Un aprendizaje autodidacta del idioma
La ubicación ante esta inmesidad helada dificulta a veces la comunicación física entre las bases científicas, lo que se reduce a un grupo
de personas en un ambiente extremo que tienen que convivir para adaptarse al medio y al entorno. La distacia que separa las bases Gabriel de Castilla y Juan Carlos I es de veinte millas (unos 32 kilómetros). Explica Josabel que los compañeros que residen en la Juan Carlos I tienen por vecinos más cercanos a una comunidad de investigadores búlgaros y entre todos «hacen esfuerzos por verse, porque son los únicos vecinos en muchos kilómetros». Es interesante, según recalca la doctora, cómo el lenguaje evoluciona y se adapta de manera natural según las circunstancias. De esta guisa, se articula de manera espontánea un aprendizaje del español por parte de las comunidades vecinas de científicos. «Por ejemplo, los búlgaros aprenden con rapidez a decir palabras relacionadas con el ambiente hostil como frío, nieve, viento o ventisca pero, al mismo tiempo, también incorporan nombres más propios de la convivencia como cerveza, pasodoble o amor».

La jerga antártica: científica y militar
En 1959 se firmó el Tratado Antártico (actualmente hay seis países consultivos hispanohablantes de veintinueve que forman parte del
Tratado) cuyo eje principal, además de gestionar el espacio, se centró en asegurar que la presencia en el continente tuviera fines exclusivamente pacíficos y principalmente científicos. Desde entonces ha sido así y los únicos militares que habitan esta tierra helada son los que dan apoyo logístico a los investigadores. Bajo este marco de convivencia cercana entre profesionales del ámbito de la ciencia y del mundo castrense, el lenguaje adquiere su propio vocabulario. Una jerga esta, que varía en función de dos características: los proyectos desarrollados en las bases y los conceptos utilizados, fenómenos ambos que dan pie a una posible vía de investigación desde las ciencias sociales como subraya la doctora Belliure: «Las experiencias de adaptación en ambientes extremos, como pueden ser los polares, son ideales para plantearse una investigación desde el campo de la antropología y la sociología» y, por qué no, puestos a analizar, desde la lingüística.

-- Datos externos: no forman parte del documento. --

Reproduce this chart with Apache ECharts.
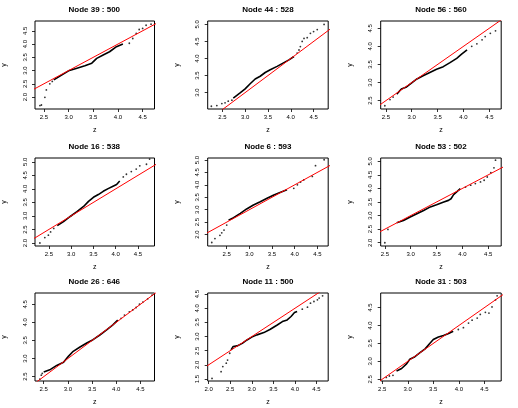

El cruce de expresiones entre militares y científicos es cuanto menos curioso: «A menudo presencias cómo un grupo de militares está
hablando en el comedor de “estrategias comportamentales” y cómo nosotros hacemos alusión a los “operativos” que están previstos para esa jornada», sonríe Josabel al recordar la anécdota. Decía Ortega y Gasset en su obra La rebelión de las masas que el lenguaje se define como el medio que nos sirve para manifestar nuestros pensamientos y, bajo esta idea, es de rigor señalar el ansia por dibujar mediante palabras lo que se observa y se siente: «Es increíble el uso y la riqueza del lenguaje que se manifiesta en la Antártida para expresar, por ejemplo, la perplejidad ante la belleza del paisaje. ¡A veces se convierte en una competición entre los miembros de la base por ver quién lo define mejor!».
Lazos entre lengua y cultura
Durante el trimestre que dura aproximadamente la campaña antártica, los vínculos afectivos que se crean tienen un componente sociolingüístico interesante para su estudio y es que «conforme avanzan los días de estancia el lenguaje de la convivencia varía, es decir, se produce un pico de calidez y confianza hacia la mitad de la estancia y más frío al inicio y al final de la campaña; en este último caso como antesala de la vuelta a casa».

Otro tipo de suerte por la ubicación es la del equipo español que trabaja en la base Gabriel de Castilla ya que los vecinos más cercanos están a unos veinte minutos y, además, es un grupo de científicos argentinos que coinciden para la triple celebración de la Navidad: a la
hora española, argentina y local. Más allá del trueque de productos como el dulce de leche por el pacharán este intercambio cultural favorece el buenhacer de los investigadores. «Una vez llegó un buque de investigación de Brasil y coincidió con la celebración de los carnavales… Así que incorporamos la palabra «samba», ¡qué creo nadie había pronunciado todavía!», apostilla la doctora Belliure.

Josabel Belliure

  • Doctora en el Departamento Interuniversitario de Ecología de la Universidad de Alcalá.
  • Doctora en Ciencias Biológicas por la Universidad de Valencia.
  • Experta en los pingüinos antárticos.